**** Supplied information ****
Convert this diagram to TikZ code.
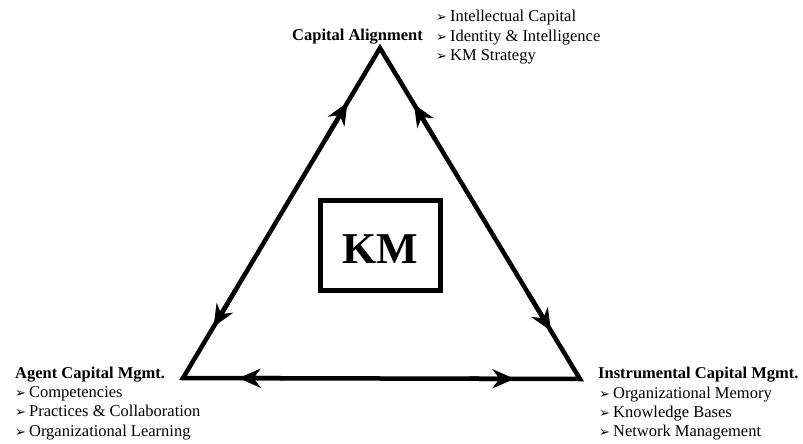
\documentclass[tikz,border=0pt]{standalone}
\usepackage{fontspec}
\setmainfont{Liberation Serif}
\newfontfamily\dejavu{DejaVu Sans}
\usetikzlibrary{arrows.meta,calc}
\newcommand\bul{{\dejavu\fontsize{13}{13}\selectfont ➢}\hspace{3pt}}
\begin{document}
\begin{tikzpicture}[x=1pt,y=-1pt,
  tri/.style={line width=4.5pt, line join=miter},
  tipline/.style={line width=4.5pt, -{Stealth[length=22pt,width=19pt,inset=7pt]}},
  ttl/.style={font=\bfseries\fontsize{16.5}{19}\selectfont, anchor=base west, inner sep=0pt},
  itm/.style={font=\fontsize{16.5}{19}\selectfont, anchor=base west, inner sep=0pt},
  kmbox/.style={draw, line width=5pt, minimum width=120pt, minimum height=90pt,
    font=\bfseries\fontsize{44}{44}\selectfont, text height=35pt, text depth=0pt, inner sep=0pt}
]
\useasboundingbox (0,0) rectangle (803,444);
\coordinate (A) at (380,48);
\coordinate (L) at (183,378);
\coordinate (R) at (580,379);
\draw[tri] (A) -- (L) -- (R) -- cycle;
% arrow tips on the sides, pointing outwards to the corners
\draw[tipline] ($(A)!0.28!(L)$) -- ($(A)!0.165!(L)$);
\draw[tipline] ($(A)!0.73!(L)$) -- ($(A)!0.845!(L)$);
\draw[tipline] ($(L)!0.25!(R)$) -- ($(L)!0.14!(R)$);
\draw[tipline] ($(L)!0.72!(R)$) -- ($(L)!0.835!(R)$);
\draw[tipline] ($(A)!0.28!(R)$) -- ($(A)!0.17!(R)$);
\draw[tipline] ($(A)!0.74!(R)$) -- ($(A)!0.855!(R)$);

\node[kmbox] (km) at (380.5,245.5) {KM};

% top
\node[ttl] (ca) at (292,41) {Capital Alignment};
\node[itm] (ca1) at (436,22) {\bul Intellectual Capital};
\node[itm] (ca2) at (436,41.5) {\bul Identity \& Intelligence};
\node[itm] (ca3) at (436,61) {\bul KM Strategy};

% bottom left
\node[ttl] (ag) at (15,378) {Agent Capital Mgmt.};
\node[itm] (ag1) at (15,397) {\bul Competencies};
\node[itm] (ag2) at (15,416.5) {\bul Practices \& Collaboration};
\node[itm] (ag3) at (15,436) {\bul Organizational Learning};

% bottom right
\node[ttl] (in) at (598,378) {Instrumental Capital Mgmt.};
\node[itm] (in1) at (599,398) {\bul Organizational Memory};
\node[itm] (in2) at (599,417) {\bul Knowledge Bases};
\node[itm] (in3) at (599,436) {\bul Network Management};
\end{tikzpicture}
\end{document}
****
What to produce ::
Set down again, exactly, the lines of the material above from its first line to the one with "(ca3) at (436,61)", inclusive. Leave the pictures out.

Completed exercise ::
Convert this diagram to TikZ code.
\documentclass[tikz,border=0pt]{standalone}
\usepackage{fontspec}
\setmainfont{Liberation Serif}
\newfontfamily\dejavu{DejaVu Sans}
\usetikzlibrary{arrows.meta,calc}
\newcommand\bul{{\dejavu\fontsize{13}{13}\selectfont ➢}\hspace{3pt}}
\begin{document}
\begin{tikzpicture}[x=1pt,y=-1pt,
  tri/.style={line width=4.5pt, line join=miter},
  tipline/.style={line width=4.5pt, -{Stealth[length=22pt,width=19pt,inset=7pt]}},
  ttl/.style={font=\bfseries\fontsize{16.5}{19}\selectfont, anchor=base west, inner sep=0pt},
  itm/.style={font=\fontsize{16.5}{19}\selectfont, anchor=base west, inner sep=0pt},
  kmbox/.style={draw, line width=5pt, minimum width=120pt, minimum height=90pt,
    font=\bfseries\fontsize{44}{44}\selectfont, text height=35pt, text depth=0pt, inner sep=0pt}
]
\useasboundingbox (0,0) rectangle (803,444);
\coordinate (A) at (380,48);
\coordinate (L) at (183,378);
\coordinate (R) at (580,379);
\draw[tri] (A) -- (L) -- (R) -- cycle;
% arrow tips on the sides, pointing outwards to the corners
\draw[tipline] ($(A)!0.28!(L)$) -- ($(A)!0.165!(L)$);
\draw[tipline] ($(A)!0.73!(L)$) -- ($(A)!0.845!(L)$);
\draw[tipline] ($(L)!0.25!(R)$) -- ($(L)!0.14!(R)$);
\draw[tipline] ($(L)!0.72!(R)$) -- ($(L)!0.835!(R)$);
\draw[tipline] ($(A)!0.28!(R)$) -- ($(A)!0.17!(R)$);
\draw[tipline] ($(A)!0.74!(R)$) -- ($(A)!0.855!(R)$);

\node[kmbox] (km) at (380.5,245.5) {KM};

% top
\node[ttl] (ca) at (292,41) {Capital Alignment};
\node[itm] (ca1) at (436,22) {\bul Intellectual Capital};
\node[itm] (ca2) at (436,41.5) {\bul Identity \& Intelligence};
\node[itm] (ca3) at (436,61) {\bul KM Strategy};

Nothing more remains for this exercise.